Task instructions:
Both the line containing "Write a Python" and the line containing "fontsize=9, color='#222222')" are part of the range to copy, along with every line between them. Copy it exactly and leave out the pictures.
### Input ###
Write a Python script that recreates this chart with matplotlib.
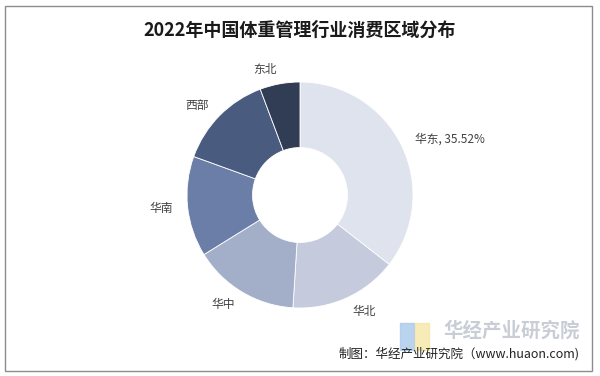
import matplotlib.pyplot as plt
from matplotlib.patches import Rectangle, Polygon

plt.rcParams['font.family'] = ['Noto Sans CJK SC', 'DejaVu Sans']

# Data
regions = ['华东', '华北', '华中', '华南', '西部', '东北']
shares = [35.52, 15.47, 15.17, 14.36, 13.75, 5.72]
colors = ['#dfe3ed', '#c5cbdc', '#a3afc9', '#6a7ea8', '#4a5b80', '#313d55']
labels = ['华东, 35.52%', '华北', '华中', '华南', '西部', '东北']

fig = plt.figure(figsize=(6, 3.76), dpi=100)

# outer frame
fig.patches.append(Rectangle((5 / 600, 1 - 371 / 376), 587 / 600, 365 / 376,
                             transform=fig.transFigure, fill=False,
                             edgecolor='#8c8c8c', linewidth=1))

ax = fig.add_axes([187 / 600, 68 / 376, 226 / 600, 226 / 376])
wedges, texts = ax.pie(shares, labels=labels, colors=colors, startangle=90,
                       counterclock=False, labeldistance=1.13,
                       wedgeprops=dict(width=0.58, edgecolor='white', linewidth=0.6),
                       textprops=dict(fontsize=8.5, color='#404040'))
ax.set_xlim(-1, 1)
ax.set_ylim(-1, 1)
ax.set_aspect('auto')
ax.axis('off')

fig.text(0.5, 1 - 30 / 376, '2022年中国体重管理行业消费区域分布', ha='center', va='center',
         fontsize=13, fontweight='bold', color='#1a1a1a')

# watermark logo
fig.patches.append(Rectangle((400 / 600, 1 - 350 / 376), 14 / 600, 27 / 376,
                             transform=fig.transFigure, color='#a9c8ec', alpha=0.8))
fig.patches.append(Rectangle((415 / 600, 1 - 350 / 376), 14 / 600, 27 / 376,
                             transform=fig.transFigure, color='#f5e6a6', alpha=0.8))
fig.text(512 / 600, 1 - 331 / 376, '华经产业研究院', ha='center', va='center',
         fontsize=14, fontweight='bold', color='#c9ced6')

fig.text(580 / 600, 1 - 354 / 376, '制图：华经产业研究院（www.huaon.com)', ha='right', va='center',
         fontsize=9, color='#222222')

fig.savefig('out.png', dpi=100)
###
### Input ###
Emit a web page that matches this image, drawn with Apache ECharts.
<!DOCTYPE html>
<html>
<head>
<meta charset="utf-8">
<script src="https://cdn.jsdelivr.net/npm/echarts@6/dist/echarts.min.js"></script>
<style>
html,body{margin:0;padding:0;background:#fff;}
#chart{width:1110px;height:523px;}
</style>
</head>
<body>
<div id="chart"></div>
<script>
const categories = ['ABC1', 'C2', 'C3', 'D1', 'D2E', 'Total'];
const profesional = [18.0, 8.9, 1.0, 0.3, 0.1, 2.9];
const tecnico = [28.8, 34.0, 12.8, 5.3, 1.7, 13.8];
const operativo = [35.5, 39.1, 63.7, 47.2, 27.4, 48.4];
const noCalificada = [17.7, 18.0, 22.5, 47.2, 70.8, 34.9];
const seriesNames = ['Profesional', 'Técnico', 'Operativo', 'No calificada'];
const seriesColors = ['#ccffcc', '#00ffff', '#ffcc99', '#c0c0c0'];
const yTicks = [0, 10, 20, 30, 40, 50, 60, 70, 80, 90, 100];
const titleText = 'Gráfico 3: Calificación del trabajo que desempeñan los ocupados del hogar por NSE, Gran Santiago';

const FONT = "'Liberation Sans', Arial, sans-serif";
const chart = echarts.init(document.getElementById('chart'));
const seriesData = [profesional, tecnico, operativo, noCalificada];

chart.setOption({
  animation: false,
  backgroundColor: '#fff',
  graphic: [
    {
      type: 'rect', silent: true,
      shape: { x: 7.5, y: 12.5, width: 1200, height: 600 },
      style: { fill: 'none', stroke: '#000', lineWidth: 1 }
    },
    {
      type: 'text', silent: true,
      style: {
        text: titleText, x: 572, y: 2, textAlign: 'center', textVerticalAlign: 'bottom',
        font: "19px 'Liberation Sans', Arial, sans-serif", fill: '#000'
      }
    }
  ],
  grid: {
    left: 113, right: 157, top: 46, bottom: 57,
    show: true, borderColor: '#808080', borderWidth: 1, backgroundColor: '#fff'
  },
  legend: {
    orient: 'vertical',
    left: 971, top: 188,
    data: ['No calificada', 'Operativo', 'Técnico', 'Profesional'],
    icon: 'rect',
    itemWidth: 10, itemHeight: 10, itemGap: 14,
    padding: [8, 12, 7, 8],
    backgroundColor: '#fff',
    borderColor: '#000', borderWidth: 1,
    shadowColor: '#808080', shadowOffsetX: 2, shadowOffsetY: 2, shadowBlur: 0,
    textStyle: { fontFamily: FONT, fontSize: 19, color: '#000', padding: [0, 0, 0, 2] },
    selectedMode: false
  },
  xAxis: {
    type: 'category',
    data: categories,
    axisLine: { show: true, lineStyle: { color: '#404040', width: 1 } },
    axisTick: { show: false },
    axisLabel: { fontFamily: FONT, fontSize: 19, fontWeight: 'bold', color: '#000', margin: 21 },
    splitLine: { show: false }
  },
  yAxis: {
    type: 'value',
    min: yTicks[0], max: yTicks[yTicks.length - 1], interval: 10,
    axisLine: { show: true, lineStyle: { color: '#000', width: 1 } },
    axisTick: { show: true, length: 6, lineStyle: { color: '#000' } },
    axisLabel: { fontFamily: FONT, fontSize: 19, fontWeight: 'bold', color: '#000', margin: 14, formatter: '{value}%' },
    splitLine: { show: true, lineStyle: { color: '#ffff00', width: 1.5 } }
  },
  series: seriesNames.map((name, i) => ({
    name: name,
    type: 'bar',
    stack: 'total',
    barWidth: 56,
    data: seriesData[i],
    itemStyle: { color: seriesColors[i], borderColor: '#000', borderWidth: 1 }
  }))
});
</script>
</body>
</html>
###
Solution to this task:
Write a Python script that recreates this chart with matplotlib.
import matplotlib.pyplot as plt
from matplotlib.patches import Rectangle, Polygon

plt.rcParams['font.family'] = ['Noto Sans CJK SC', 'DejaVu Sans']

# Data
regions = ['华东', '华北', '华中', '华南', '西部', '东北']
shares = [35.52, 15.47, 15.17, 14.36, 13.75, 5.72]
colors = ['#dfe3ed', '#c5cbdc', '#a3afc9', '#6a7ea8', '#4a5b80', '#313d55']
labels = ['华东, 35.52%', '华北', '华中', '华南', '西部', '东北']

fig = plt.figure(figsize=(6, 3.76), dpi=100)

# outer frame
fig.patches.append(Rectangle((5 / 600, 1 - 371 / 376), 587 / 600, 365 / 376,
                             transform=fig.transFigure, fill=False,
                             edgecolor='#8c8c8c', linewidth=1))

ax = fig.add_axes([187 / 600, 68 / 376, 226 / 600, 226 / 376])
wedges, texts = ax.pie(shares, labels=labels, colors=colors, startangle=90,
                       counterclock=False, labeldistance=1.13,
                       wedgeprops=dict(width=0.58, edgecolor='white', linewidth=0.6),
                       textprops=dict(fontsize=8.5, color='#404040'))
ax.set_xlim(-1, 1)
ax.set_ylim(-1, 1)
ax.set_aspect('auto')
ax.axis('off')

fig.text(0.5, 1 - 30 / 376, '2022年中国体重管理行业消费区域分布', ha='center', va='center',
         fontsize=13, fontweight='bold', color='#1a1a1a')

# watermark logo
fig.patches.append(Rectangle((400 / 600, 1 - 350 / 376), 14 / 600, 27 / 376,
                             transform=fig.transFigure, color='#a9c8ec', alpha=0.8))
fig.patches.append(Rectangle((415 / 600, 1 - 350 / 376), 14 / 600, 27 / 376,
                             transform=fig.transFigure, color='#f5e6a6', alpha=0.8))
fig.text(512 / 600, 1 - 331 / 376, '华经产业研究院', ha='center', va='center',
         fontsize=14, fontweight='bold', color='#c9ced6')

fig.text(580 / 600, 1 - 354 / 376, '制图：华经产业研究院（www.huaon.com)', ha='right', va='center',
         fontsize=9, color='#222222')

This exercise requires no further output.